Shocker: LCD TV prices to fall (even more) in 2008

It is probably not a surprise to you that flat TV prices, whether using LCD or Plasma, are going to fall further, probably at an accelerated pace. It is mostly the way things are: as improvements in manufacturing costs and yields (number of defective devices out of the assembly line), competition forces manufacturers to lower prices to maintain market share.

But most people do not mention the second reason why prices are going to (free) fall next year. I call it “fixed function”. Let me explain to you what I mean by “fixed function”:

During the past years, we went from standard definition (SD) to various high definition (HD) formats. We had 720i, 720p, 1080i and finally 1080p. In this order, each represent an increase in the number of pixels used to display an image. The higher, the sharper. But now, 1080p has become the highest standard for many years to come.

On the way from SDTV to HDTV, manufacturers had plenty of ways to differentiate, racing each other to reach the 1080p Holy Grail (adding HDMI, HDCP and so on too…), at ever larger sizes. Today, a TV simply “sucks” if it is not 1080p. It shows how far we’ve come, but it also points out where we’ll stay – at least for a while.

Because the “function” (1080p, HDMI, HDCP…) is now mostly “fixed”, it drastically reduces the margin for differentiation making diagonal size and price the main battleground. Semi-conductor evolution will take care of the cost of the electronics: the video processing cost should be halved every 18 months (or so), and size can’t grow forever, simply because there are practical considerations such as weight and sheer space in consumers’ homes.

Of course, one could you can argue that “qualitative” feature such as brightness, contrast and refresh rates will continue to be improved. That’s right, but quite frankly; we probably entered the point where the flat TV overall image quality is “good enough”. It will be hard to charge a premium if the improvements are only incremental.
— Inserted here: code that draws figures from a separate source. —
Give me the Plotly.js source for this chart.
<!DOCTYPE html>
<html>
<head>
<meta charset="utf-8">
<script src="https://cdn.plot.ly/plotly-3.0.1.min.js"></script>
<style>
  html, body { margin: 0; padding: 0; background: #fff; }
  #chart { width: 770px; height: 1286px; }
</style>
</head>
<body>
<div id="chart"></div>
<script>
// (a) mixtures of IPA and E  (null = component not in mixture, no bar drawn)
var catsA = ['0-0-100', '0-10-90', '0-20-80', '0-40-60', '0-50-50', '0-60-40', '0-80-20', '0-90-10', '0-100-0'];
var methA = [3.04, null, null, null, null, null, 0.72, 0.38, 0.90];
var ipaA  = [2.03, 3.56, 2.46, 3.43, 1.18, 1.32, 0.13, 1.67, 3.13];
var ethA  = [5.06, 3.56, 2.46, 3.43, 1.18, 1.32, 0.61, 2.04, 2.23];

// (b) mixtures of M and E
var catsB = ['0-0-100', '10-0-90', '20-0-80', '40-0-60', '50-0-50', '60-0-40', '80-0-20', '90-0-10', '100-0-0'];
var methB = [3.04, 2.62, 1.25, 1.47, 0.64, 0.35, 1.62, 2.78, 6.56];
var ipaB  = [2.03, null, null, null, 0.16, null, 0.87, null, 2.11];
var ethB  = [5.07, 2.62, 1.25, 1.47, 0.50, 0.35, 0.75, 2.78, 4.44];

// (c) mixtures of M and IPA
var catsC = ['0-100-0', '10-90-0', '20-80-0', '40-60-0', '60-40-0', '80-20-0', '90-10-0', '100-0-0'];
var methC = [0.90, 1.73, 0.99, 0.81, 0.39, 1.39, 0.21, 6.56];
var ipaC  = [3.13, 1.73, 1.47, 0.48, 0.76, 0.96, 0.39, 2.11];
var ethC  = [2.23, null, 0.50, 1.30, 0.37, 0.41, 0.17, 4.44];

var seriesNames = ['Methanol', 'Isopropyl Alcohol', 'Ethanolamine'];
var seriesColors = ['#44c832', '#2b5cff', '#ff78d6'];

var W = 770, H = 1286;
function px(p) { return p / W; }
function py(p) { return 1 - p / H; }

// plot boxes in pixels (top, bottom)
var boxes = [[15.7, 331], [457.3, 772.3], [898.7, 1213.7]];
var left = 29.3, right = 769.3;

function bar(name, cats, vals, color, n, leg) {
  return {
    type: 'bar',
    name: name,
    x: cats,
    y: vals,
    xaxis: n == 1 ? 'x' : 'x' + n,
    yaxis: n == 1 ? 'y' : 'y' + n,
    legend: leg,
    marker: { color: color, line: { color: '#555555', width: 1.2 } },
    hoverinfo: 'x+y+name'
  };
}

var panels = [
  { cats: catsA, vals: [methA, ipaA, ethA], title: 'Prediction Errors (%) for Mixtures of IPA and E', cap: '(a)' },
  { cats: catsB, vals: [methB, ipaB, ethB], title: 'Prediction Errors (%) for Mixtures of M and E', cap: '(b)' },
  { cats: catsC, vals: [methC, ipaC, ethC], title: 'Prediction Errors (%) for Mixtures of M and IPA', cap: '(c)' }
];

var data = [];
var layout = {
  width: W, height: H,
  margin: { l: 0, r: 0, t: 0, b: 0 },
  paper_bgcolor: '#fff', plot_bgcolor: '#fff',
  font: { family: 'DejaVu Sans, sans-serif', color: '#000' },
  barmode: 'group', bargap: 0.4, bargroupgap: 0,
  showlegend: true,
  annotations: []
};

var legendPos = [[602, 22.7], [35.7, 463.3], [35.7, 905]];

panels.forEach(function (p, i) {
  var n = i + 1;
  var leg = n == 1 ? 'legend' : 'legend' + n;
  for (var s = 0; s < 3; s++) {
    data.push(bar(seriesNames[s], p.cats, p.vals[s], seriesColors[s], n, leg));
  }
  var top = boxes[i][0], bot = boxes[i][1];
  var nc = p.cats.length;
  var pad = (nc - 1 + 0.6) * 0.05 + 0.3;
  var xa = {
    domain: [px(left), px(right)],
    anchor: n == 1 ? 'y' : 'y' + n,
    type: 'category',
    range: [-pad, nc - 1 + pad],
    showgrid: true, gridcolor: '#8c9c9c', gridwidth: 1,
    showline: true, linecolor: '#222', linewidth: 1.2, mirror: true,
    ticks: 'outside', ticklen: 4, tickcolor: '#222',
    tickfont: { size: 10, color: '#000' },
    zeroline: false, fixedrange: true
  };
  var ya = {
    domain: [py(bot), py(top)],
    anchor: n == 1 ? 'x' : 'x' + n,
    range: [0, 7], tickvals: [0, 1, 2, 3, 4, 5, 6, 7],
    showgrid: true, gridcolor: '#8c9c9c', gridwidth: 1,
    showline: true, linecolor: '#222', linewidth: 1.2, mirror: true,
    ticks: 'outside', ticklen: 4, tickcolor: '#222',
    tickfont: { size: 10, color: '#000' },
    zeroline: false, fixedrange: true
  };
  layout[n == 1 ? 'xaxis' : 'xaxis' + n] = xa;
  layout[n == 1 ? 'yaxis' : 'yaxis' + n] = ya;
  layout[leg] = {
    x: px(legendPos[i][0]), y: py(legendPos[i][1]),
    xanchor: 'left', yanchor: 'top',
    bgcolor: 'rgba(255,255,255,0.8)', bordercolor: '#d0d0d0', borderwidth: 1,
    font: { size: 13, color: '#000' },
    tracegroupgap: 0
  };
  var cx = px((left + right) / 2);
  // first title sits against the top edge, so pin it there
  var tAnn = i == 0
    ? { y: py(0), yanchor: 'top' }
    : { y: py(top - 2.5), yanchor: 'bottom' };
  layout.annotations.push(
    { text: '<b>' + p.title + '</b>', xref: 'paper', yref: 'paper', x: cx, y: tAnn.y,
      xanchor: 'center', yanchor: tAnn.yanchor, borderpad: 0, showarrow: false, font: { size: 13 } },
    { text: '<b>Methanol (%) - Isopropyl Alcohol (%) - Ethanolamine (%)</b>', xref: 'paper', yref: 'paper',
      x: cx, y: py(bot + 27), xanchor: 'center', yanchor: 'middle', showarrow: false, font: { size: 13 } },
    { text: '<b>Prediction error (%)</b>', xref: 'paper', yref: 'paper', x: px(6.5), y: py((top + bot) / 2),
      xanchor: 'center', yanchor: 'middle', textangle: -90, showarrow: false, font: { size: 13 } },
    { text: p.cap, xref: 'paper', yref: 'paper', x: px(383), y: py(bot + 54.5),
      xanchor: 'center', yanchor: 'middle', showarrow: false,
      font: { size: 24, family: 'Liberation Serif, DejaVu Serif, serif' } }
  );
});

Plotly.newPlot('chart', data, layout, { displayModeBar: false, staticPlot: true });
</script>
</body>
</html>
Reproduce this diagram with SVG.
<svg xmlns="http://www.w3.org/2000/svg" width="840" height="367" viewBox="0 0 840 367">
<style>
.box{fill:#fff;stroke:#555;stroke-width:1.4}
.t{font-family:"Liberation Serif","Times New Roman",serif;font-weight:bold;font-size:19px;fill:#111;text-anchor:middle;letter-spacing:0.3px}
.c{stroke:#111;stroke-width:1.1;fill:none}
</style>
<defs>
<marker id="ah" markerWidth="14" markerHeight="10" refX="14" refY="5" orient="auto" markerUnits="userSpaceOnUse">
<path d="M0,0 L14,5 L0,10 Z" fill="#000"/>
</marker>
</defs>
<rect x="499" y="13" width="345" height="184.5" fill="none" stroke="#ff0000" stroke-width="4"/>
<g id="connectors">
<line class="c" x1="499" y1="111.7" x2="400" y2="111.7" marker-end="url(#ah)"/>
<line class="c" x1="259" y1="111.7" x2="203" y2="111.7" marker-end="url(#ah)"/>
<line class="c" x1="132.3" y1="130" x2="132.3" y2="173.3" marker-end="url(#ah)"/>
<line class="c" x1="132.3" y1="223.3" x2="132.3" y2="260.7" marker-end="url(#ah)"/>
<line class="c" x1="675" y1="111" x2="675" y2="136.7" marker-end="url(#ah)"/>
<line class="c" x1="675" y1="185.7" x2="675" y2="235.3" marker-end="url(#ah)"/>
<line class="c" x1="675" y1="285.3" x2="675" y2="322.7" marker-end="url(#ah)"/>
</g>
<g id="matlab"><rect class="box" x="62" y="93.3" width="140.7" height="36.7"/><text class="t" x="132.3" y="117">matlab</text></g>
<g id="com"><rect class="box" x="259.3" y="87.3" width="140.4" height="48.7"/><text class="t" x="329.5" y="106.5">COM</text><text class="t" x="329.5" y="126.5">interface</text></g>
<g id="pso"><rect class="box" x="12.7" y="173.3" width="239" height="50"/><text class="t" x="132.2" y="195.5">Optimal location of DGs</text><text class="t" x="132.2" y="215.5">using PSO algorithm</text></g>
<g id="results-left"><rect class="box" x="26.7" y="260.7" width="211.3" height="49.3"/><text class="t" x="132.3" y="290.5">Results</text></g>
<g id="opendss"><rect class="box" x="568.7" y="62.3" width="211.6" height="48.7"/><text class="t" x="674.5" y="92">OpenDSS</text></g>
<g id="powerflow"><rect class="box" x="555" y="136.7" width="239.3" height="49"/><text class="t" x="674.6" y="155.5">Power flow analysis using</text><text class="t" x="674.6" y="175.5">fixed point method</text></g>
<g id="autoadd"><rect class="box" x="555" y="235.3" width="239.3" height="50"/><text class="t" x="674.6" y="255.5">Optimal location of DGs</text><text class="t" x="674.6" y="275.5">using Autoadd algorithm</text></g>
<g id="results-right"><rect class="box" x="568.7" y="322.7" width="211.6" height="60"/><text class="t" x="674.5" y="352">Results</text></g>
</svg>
The bottom-line is that the flat TV profit margins will spiral down until:

  • – We can build TVs that are significantly flatter, lighter and better looking (OLED?).
  • – The next HDTV evolution
    • o Higher resolution
    • o High Dynamic Range?

Shinking profits will eliminate players or technologies (like retro-projected), so expect more companies to get out of this field, more consolidations, more “partnerships” and an exodus towards “high-end” (hear higher-margins) flat TVs in the coming years.